File geodatabase data | Able to compress |
---|---|
Geodatabase | Yes (All vector feature classes and tables in the geodatabase compress.) |
Catalog dataset | Yes |
Feature class (stand-alone only) |
Yes |
Feature dataset |
Yes (All vector feature classes in the feature dataset compress.) |
Mosaic dataset | Yes (The dataset compresses, but the mosaicked imagery files to which the dataset links do not.) |
Network dataset | Yes |
Oriented imagery dataset | Yes (The dataset compresses, but the imagery files to which the dataset links do not.) |
Parcel fabric | Yes |
Raster dataset |
No |
Table |
Yes |
Terrain | No |
Topologies | Yes |
Trace network | Yes |
Trajectory dataset | Yes |
Utility network | Yes |
Note:
- If any of the dataset types listed above contain one or more of the following field data types, the dataset will not be compressed:
- Big integer
- Date only
- Time only
- Timestamp offset
- 64-bit object IDs
- You cannot individually compress or decompress a feature class in a feature dataset. You compress or decompress the feature dataset, which compresses or decompresses all objects in the feature dataset.
Restrictions when working with compressed data
In addition to not being able to edit a compressed feature class or table, the following additional properties cannot be modified:
- Coordinate system information
- Subtypes, attribute domains, and default values
- Fields and their properties
- Representations
The only properties that can be modified are the alias of the feature class or table and attribute indexes.

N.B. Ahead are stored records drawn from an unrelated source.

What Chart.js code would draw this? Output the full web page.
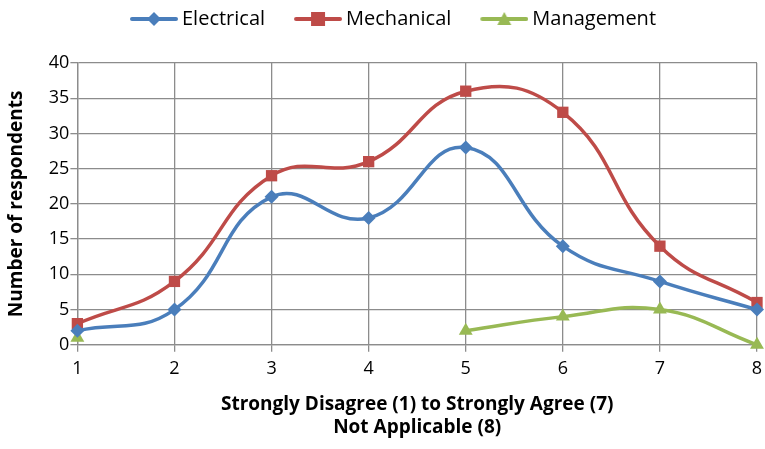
<!DOCTYPE html>
<html><head><meta charset="utf-8">
<script src="https://cdn.jsdelivr.net/npm/chart.js@4"></script>
<style>html,body{margin:0;padding:0;background:#fff}#wrap{width:765px;height:449px}</style>
</head><body><div id="wrap"><canvas id="c" width="765" height="449"></canvas></div>
<script>
const categories = [1, 2, 3, 4, 5, 6, 7, 8];
const electrical = [2, 5, 21, 18, 28, 14, 9, 5];
const mechanical = [3, 9, 24, 26, 36, 33, 14, 6];
const management = [1, null, null, null, 2, 4, 5, 0];
const seriesNames = ['Electrical', 'Mechanical', 'Management'];
const xTitle = ['Strongly Disagree (1) to Strongly Agree (7)', 'Not Applicable (8)'];
const yTitle = 'Number of respondents';

const colors = ['#4A7EBB', '#BE4B48', '#98B954'];
const styles = ['rectRot', 'rect', 'triangle'];
const FONT = '"Open Sans", sans-serif';

function legendImg(color, style) {
  const c = document.createElement('canvas');
  c.width = 74; c.height = 18;
  const g = c.getContext('2d');
  const x0 = 26, x1 = 74, m = 50;
  g.strokeStyle = color; g.lineWidth = 4; g.lineCap = 'round';
  g.beginPath(); g.moveTo(x0 + 2, 9); g.lineTo(x1 - 2, 9); g.stroke();
  g.fillStyle = color;
  g.beginPath();
  if (style === 'rectRot') { g.moveTo(m, 2); g.lineTo(m + 7, 9); g.lineTo(m, 16); g.lineTo(m - 7, 9); }
  else if (style === 'rect') { g.rect(m - 7, 2, 14, 14); }
  else { g.moveTo(m, 2); g.lineTo(m + 7, 15); g.lineTo(m - 7, 15); }
  g.closePath(); g.fill();
  return c;
}
const imgs = colors.map((c, i) => legendImg(c, styles[i]));

function mk(i, data, r) {
  return {
    label: seriesNames[i],
    data: categories.map((x, k) => ({x: x, y: data[k]})),
    borderColor: colors[i], backgroundColor: colors[i],
    borderWidth: 3.5, pointStyle: styles[i], pointRadius: r, pointHoverRadius: r,
    pointBorderWidth: 0, tension: 0.45, spanGaps: false, clip: false
  };
}

const legendSpace = {
  id: 'legendSpace',
  beforeInit(chart) {
    const fit = chart.legend.fit;
    chart.legend.fit = function () { fit.call(this); this.height += 24; };
  }
};

new Chart(document.getElementById('c'), {
  type: 'line',
  data: { datasets: [mk(0, electrical, 7), mk(1, mechanical, 8), mk(2, management, 8)] },
  plugins: [legendSpace],
  options: {
    responsive: false, animation: false,
    layout: { padding: { left: 3, right: 2, top: 0, bottom: 10 } },
    plugins: {
      legend: {
        position: 'top',
        labels: {
          usePointStyle: true, pointStyleWidth: 62, color: '#000',
          font: { family: FONT, size: 20 },
          padding: 9,
          generateLabels(chart) {
            return chart.data.datasets.map((d, i) => ({
              text: d.label, pointStyle: imgs[i], fillStyle: d.borderColor,
              strokeStyle: d.borderColor, lineWidth: 0, datasetIndex: i, hidden: false
            }));
          }
        }
      },
      tooltip: { enabled: false }
    },
    scales: {
      x: {
        type: 'linear', min: 1, max: 8,
        afterFit(s) { s.paddingRight = 0; },
        ticks: { stepSize: 1, color: '#000', font: { family: FONT, size: 18 }, padding: 6 },
        grid: { color: '#8c8c8c', lineWidth: 1.3, tickLength: 7 },
        border: { color: '#8c8c8c', width: 1.3 },
        title: { display: true, text: xTitle, color: '#000', font: { family: FONT, size: 19, weight: 'bold' }, padding: { top: 8, bottom: 0 } }
      },
      y: {
        min: 0, max: 40,
        ticks: { stepSize: 5, color: '#000', font: { family: FONT, size: 18 }, padding: 1 },
        grid: { color: '#8c8c8c', lineWidth: 1.3, tickLength: 7 },
        border: { color: '#8c8c8c', width: 1.3 },
        title: { display: true, text: yTitle, color: '#000', font: { family: FONT, size: 19, weight: 'bold' }, padding: { top: 2, bottom: 20 } }
      }
    }
  }
});
</script></body></html>
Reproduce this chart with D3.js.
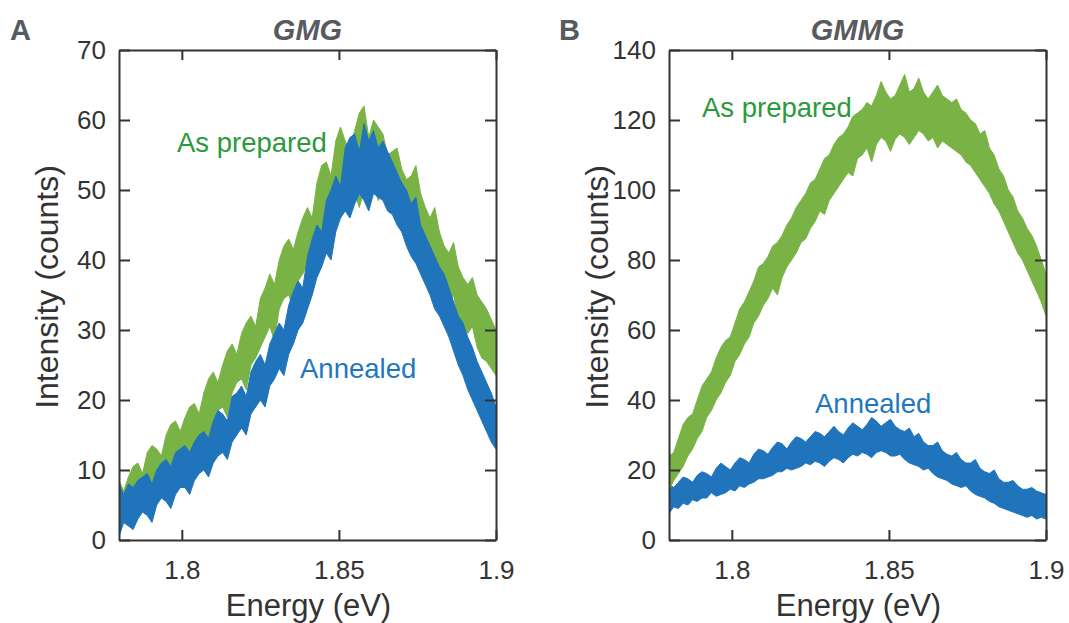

Compressed feature datasets allow you to add decompressed feature classes through operations such as creating an empty feature class, copying and pasting, and importing. This produces a mixed state in which some feature classes in the feature dataset are compressed and others are not. If a feature dataset contains both compressed and decompressed feature classes, you will not be able to edit the decompressed feature classes. To edit a feature class in a feature dataset, all feature classes in the feature dataset must be decompressed.
You can compress feature classes in relationship classes or topologies. However, there are some restrictions related to these:
- You cannot create a topology from compressed feature classes.
- When you compress only one side of a relationship class, you will not be able to edit the other side. This is because updating the decompressed side may require an automatic update in the read-only compressed side.
- You cannot modify the properties of a topology if its feature classes are compressed.